Miyata found it difficult to write the novel at first, having entered the entertainment industry at a young age and thus having limited formal education. He compared his challenges in writing to his own training in singing and dancing as a musician. As a result of his busy schedule, he would sometimes focus on writing late at night to the point of sleeping for only three hours. The illustrator Lam was chosen to provide the illustrations for the novel, with Miyata giving instructions on the characters and how to flesh them out.

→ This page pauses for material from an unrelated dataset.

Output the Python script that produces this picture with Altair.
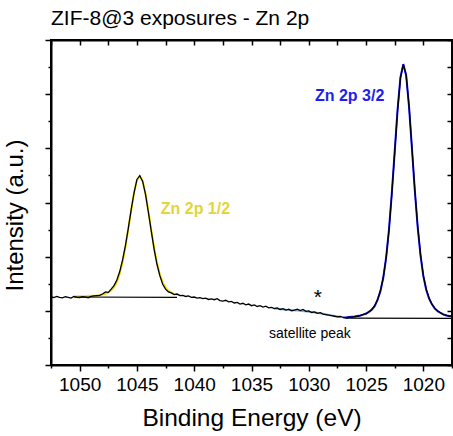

Miyata remembered being emotional when he first saw the finished volume and its accompanying drama CD, feeling joy at seeing his original idea come to life.

==Media==
===Light novel===
The first light novel volume was published under ASCII Media Works's Media Works Bunko imprint on May 24, 2024. The second volume was announced on July 16, 2025, and was released on November 25, 2025.

In December 2025, Yen Press announced that they had licensed the series for English publication beginning in June 2026.

| No. | Original release date | Original ISBN | English release date | English ISBN |
|---|---|---|---|---|
| 1 | May 24, 2024 | 978-4-04-915497-9 978-4-04-915498-6 (SE) | June 9, 2026 | 979-8-8554-2878-0 |
| 2 | November 25, 2025 | 978-4-04-916205-9 978-4-04-916724-5 (SE) | — | — |

===Manga===
A manga adaptation illustrated by Ikuta Sugimoto began serialization in Kadokawa Shoten's Young Ace magazine on May 2, 2025. The first volume was published on November 25, 2025.

| No. | Japanese release date | Japanese ISBN |
|---|---|---|
| 1 | November 25, 2025 | 978-4-04-116609-3 |

===Drama CD===
A drama CD featuring the voices of Kent Itō as Kyōsuke and Daisuke Sakuma as Kai was released together with the limited edition of the first volume. A second drama CD was bundled with the limited edition of the second volume.

===Anime===
An anime television series adaptation was announced on November 13, 2025. The cast of the series' drama CDs are reprising their roles.

==Reception==
The series won four awards at the 2024 Next Light Novel Awards, including ranking first in the Paperback category. At the time of the second volume's announcement, it was reported that the first novel had over 100,000 copies in circulation.

The manga adaptation was nominated for the twelfth Next Manga Award in 2026 in the print category, and won the Nichirei Award.